Quote the data exactly, first line to the line containing "plt.rcParams['font.family'] = ['Liberation", with no pictures.
- - - - -
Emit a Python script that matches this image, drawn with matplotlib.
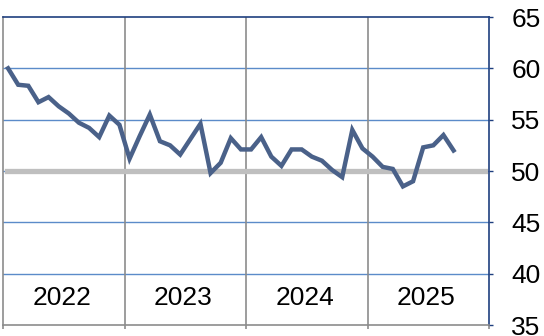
import matplotlib.pyplot as plt
import numpy as np

plt.rcParams['font.family'] = ['Liberation Sans', 'DejaVu Sans']

# Monthly index values, Jan 2022 - Sep 2025
values_2022 = [60.0, 58.4, 58.3, 56.7, 57.2, 56.3, 55.6, 54.7, 54.2, 53.3, 55.4, 54.5]
values_2023 = [51.2, 53.4, 55.5, 52.9, 52.5, 51.6, 53.1, 54.6, 49.8, 50.8, 53.2, 52.1]
values_2024 = [52.1, 53.3, 51.4, 50.5, 52.1, 52.1, 51.4, 51.0, 50.1, 49.4, 54.0, 52.2]
values_2025 = [51.4, 50.4, 50.2, 48.5, 49.0, 52.3, 52.5, 53.5, 52.0]
years = ["2022", "2023", "2024", "2025"]
y_ticks = [35, 40, 45, 50, 55, 60, 65]

values = values_2022 + values_2023 + values_2024 + values_2025
months = np.arange(len(values)) + 0.5

fig = plt.figure(figsize=(5.44, 3.36), dpi=100)
ax = fig.add_axes([3 / 544, 1 - 325 / 336, 486 / 544, 308 / 336])

# horizontal grid
for v in [40, 45, 50, 55, 60]:
    ax.axhline(v, color="#5B8BC9", lw=1.0, zorder=1)

# year separators
for k in range(1, len(years)):
    ax.axvline(12 * k, color="#8C8C8C", lw=1.2, zorder=1)

# reference line at 50
ax.axhline(50, xmin=0.008, xmax=0.992, color="#BFBFBF", lw=3.8, zorder=2)

ax.plot(months, values, color="#4A6189", lw=3.2, solid_joinstyle="miter", zorder=3)

for k, yr in enumerate(years):
    ax.text(12 * k + 5.8, 37.6, yr, ha="center", va="center", fontsize=19, color="black")

ax.set_xlim(0, 48)
ax.set_ylim(35, 65)
ax.set_xticks([0, 12, 24, 36, 48])
ax.set_xticklabels([])
ax.tick_params(axis="x", length=3, color="#8C8C8C", width=1.2)

ax.yaxis.tick_right()
ax.set_yticks(y_ticks)
ax.tick_params(axis="y", length=3, color="#1F3F7F", width=1.0, pad=13, labelsize=19)
for lab in ax.get_yticklabels():
    lab.set_horizontalalignment("left")

ax.spines["top"].set_color("#1F3F7F")
ax.spines["right"].set_color("#1F3F7F")
ax.spines["left"].set_color("#8C8C8C")
ax.spines["bottom"].set_color("#8C8C8C")
for s in ax.spines.values():
    s.set_linewidth(1.2)

fig.savefig("out.png", dpi=100)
- - - - -
● **RESULT OF THE TASK**:
Emit a Python script that matches this image, drawn with matplotlib.
import matplotlib.pyplot as plt
import numpy as np

plt.rcParams['font.family'] = ['Liberation Sans', 'DejaVu Sans']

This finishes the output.